**Task statement**
Starting with the first line below, extract each line through the one that contains "const yTicks = [50, 100, 150, 200, 250, 300];", inclusive, excluding pictures.

**Dataset excerpt**
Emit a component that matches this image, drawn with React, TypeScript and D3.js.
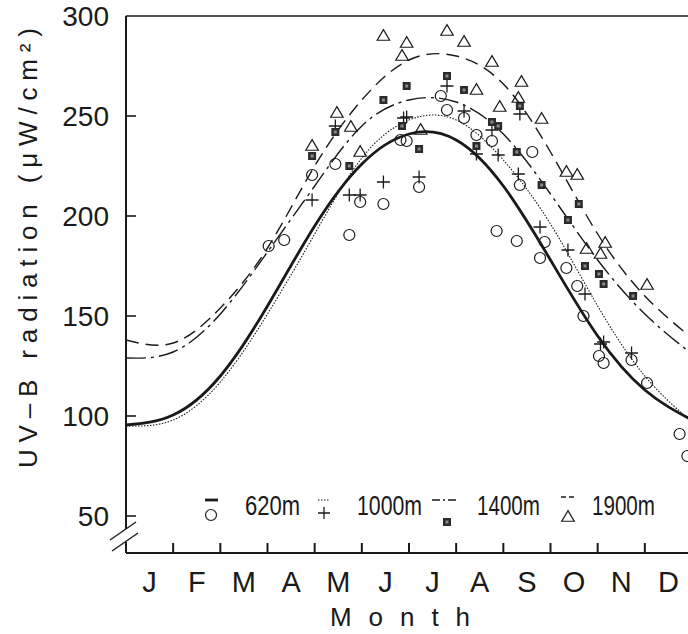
import React from 'react';
import * as d3 from 'd3';

// ---------- data ----------
const monthLabels = ['J', 'F', 'M', 'A', 'M', 'J', 'J', 'A', 'S', 'O', 'N', 'D'];
const yTicks = [50, 100, 150, 200, 250, 300];

// fitted curves sampled at month boundaries (0 = 1 Jan, 12 = 31 Dec)
const fitMonths = [0, 1, 2, 3, 4, 5, 6, 7, 8, 9, 10, 11, 12];
const fit620 = [95.5, 100.5, 120, 155, 195, 226, 241, 238, 215, 178, 140, 113, 98];
const fit1000 = [95, 98, 117, 151, 191, 229, 248, 248, 228, 196, 155, 120, 97];
const fit1400 = [129, 132, 151, 182, 215, 245, 258, 257, 241, 211, 178, 151, 131];
const fit1900 = [138, 136.5, 154, 184, 225, 258, 278, 280, 266, 232, 191, 160, 139];

// observations: day of year and value
const day620 = [92, 102, 120, 135, 144, 151, 166, 177, 181, 189, 203, 207, 218, 226, 236, 239, 252, 254, 262, 267, 270, 284, 291, 295, 305, 308, 326, 336, 357, 362];
const obs620 = [185, 188, 220.5, 226, 190.5, 207, 206, 238, 237.5, 214.5, 260, 253, 249, 240.5, 237.5, 192.5, 187.5, 215.5, 232, 179, 187, 174, 165, 150, 130, 126.5, 128, 116.5, 91, 80];

const day1000 = [120, 135, 144, 151, 166, 179, 181, 189, 207, 218, 226, 236, 240, 253, 254, 267, 285, 296, 306, 308, 326];
const obs1000 = [208, 245, 210.5, 210.5, 217, 249, 249.5, 219.5, 265, 252.5, 231, 243, 230.5, 221, 251, 194.5, 183, 161, 136, 137, 131.5];

const day1400 = [120, 135, 144, 166, 178, 181, 189, 207, 218, 226, 236, 240, 252, 254, 268, 285, 292, 296, 305, 308, 327];
const obs1400 = [230, 242, 225, 258, 245, 265, 233.5, 270, 263, 235, 247, 245, 232, 255, 215.5, 198, 206, 175, 171, 166, 160];

const day1900 = [120, 136, 145, 151, 166, 178, 181, 190, 207, 218, 226, 236, 241, 255, 253, 268, 284, 291, 297, 306, 309, 336];
const obs1900 = [235, 251.5, 244.5, 232, 290, 280, 286.5, 243, 292.5, 287, 263, 277, 254.5, 267, 259, 248.5, 222, 220.5, 183.5, 181, 186.5, 165.5];

const legendLabels = ['620m', '1000m', '1400m', '1900m'];

// ---------- layout ----------
const W = 688;
const H = 634;
const x0 = 126;
const xEnd = 692;
const yTop = 16;
const yBase = 553;

const ink = '#1a1a1a';
const font = '"Liberation Sans", Arial, sans-serif';

export default function App() {
  const x = d3.scaleLinear().domain([0, 365]).range([x0, xEnd]);
  const y = d3.scaleLinear().domain([50, 300]).range([516, 16]);
  const xm = (m: number) => x((m * 365) / 12);

  const line = d3
    .line<[number, number]>()
    .x((d) => xm(d[0]))
    .y((d) => y(d[1]))
    .curve(d3.curveNatural);

  const pts = (vals: number[]) => fitMonths.map((m, i) => [m, vals[i]] as [number, number]);

  const tri = (cx: number, cy: number, s = 12.5) => {
    const h = s * 0.85;
    return `M${cx},${cy - h * 0.6}L${cx + s / 2},${cy + h * 0.4}L${cx - s / 2},${cy + h * 0.4}Z`;
  };
  const plus = (cx: number, cy: number, s = 6.5) =>
    `M${cx - s},${cy}H${cx + s}M${cx},${cy - s}V${cy + s}`;

  const Square = ({ cx, cy }: { cx: number; cy: number }) => (
    <g>
      <rect x={cx - 4} y={cy - 4} width={8} height={8} fill="#2b2b2b" />
      <rect x={cx - 1.5} y={cy - 1.5} width={3} height={3} fill="#8a8a8a" />
    </g>
  );

  const monthW = (xEnd - x0) / 12;

  return (
    <svg
      width={W}
      height={H}
      style={{ position: 'absolute', left: 0, top: 0, background: '#fff' }}
      fontFamily={font}
    >
      <rect x={0} y={0} width={W} height={H} fill="#fff" />
      <defs>
        <clipPath id="plot">
          <rect x={x0} y={yTop} width={xEnd - x0} height={yBase - yTop} />
        </clipPath>
      </defs>

      {/* frame */}
      <line x1={x0} x2={W} y1={yTop} y2={yTop} stroke={ink} strokeWidth={1.6} />
      <line x1={x0} x2={W} y1={yBase} y2={yBase} stroke={ink} strokeWidth={1.8} />
      <line x1={x0} x2={x0} y1={yTop} y2={529} stroke={ink} strokeWidth={2} />
      <line x1={x0} x2={x0} y1={542} y2={yBase} stroke={ink} strokeWidth={2} />
      {/* axis break */}
      <line x1={110} y1={540} x2={136} y2={522} stroke={ink} strokeWidth={1.4} />
      <line x1={112} y1={551} x2={138} y2={533} stroke={ink} strokeWidth={1.4} />

      {/* y ticks */}
      {yTicks.map((t) => (
        <g key={t}>
          {t < 300 && <line x1={x0} x2={x0 + 10} y1={y(t)} y2={y(t)} stroke={ink} strokeWidth={1.6} />}
          <text x={109} y={y(t) + 10} fontSize={28} textAnchor="end" fill={ink}>
            {t}
          </text>
        </g>
      ))}

      {/* x ticks at month boundaries */}
      {d3.range(1, 13).map((m) => (
        <line key={m} x1={xm(m)} x2={xm(m)} y1={yBase} y2={yBase - 10} stroke={ink} strokeWidth={2} />
      ))}
      {monthLabels.map((lab, i) => (
        <text key={i} x={x0 + monthW * (i + 0.5)} y={592} fontSize={29} textAnchor="middle" fill={ink}>
          {lab}
        </text>
      ))}

      {/* axis titles */}
      <text
        x={400}
        y={626}
        fontSize={26}
        textAnchor="middle"
        textLength={140}
        lengthAdjust="spacing"
        fill={ink}
      >
        Month
      </text>
      <text
        transform="translate(37,248) rotate(-90)"
        x={0}
        y={0}
        fontSize={26}
        textAnchor="middle"
        textLength={440}
        lengthAdjust="spacing"
        fill={ink}
      >
        UV–B radiation (μW/cm²)
      </text>

      {/* curves */}
      <g clipPath="url(#plot)" fill="none">
        <path d={line(pts(fit1900)) || ''} stroke={ink} strokeWidth={1.4} strokeDasharray="13,7" />
        <path d={line(pts(fit1400)) || ''} stroke={ink} strokeWidth={1.4} strokeDasharray="20,5,3,5" />
        <path d={line(pts(fit1000)) || ''} stroke={ink} strokeWidth={1.1} strokeDasharray="1.5,1.5" />
        <path d={line(pts(fit620)) || ''} stroke={ink} strokeWidth={2.8} />
      </g>

      {/* observations */}
      <g>
        {day620.map((d, i) => (
          <circle key={'c' + i} cx={x(d)} cy={y(obs620[i])} r={5.5} fill="none" stroke={ink} strokeWidth={1.2} />
        ))}
        {day1000.map((d, i) => (
          <path key={'p' + i} d={plus(x(d), y(obs1000[i]))} stroke={ink} strokeWidth={1.3} fill="none" />
        ))}
        {day1400.map((d, i) => (
          <Square key={'s' + i} cx={x(d)} cy={y(obs1400[i])} />
        ))}
        {day1900.map((d, i) => (
          <path key={'t' + i} d={tri(x(d), y(obs1900[i]))} stroke={ink} strokeWidth={1.2} fill="none" />
        ))}
      </g>

      {/* legend */}
      <g>
        <line x1={205} x2={218} y1={500} y2={500} stroke={ink} strokeWidth={2.8} />
        <circle cx={211} cy={515} r={5.5} fill="none" stroke={ink} strokeWidth={1.2} />
        <text x={245} y={515} fontSize={28} textLength={55} lengthAdjust="spacingAndGlyphs" fill={ink}>
          {legendLabels[0]}
        </text>

        <line x1={318} x2={329} y1={500} y2={500} stroke={ink} strokeWidth={1.1} strokeDasharray="1.5,1.5" />
        <path d={plus(324, 513, 6)} stroke={ink} strokeWidth={1.3} fill="none" />
        <text x={357} y={515} fontSize={28} textLength={65} lengthAdjust="spacingAndGlyphs" fill={ink}>
          {legendLabels[1]}
        </text>

        <line x1={432} x2={457} y1={500} y2={500} stroke={ink} strokeWidth={1.4} strokeDasharray="8,3,2,3" />
        <Square cx={447} cy={522} />
        <text x={477} y={515} fontSize={28} textLength={63} lengthAdjust="spacingAndGlyphs" fill={ink}>
          {legendLabels[2]}
        </text>

        <line x1={561} x2={574} y1={497} y2={497} stroke={ink} strokeWidth={1.4} strokeDasharray="5,3" />
        <path d={tri(568, 517)} stroke={ink} strokeWidth={1.2} fill="none" />
        <text x={592} y={515} fontSize={28} textLength={63} lengthAdjust="spacingAndGlyphs" fill={ink}>
          {legendLabels[3]}
        </text>
      </g>
    </svg>
  );
}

**Exercise answer**
Emit a component that matches this image, drawn with React, TypeScript and D3.js.
import React from 'react';
import * as d3 from 'd3';

// ---------- data ----------
const monthLabels = ['J', 'F', 'M', 'A', 'M', 'J', 'J', 'A', 'S', 'O', 'N', 'D'];
const yTicks = [50, 100, 150, 200, 250, 300];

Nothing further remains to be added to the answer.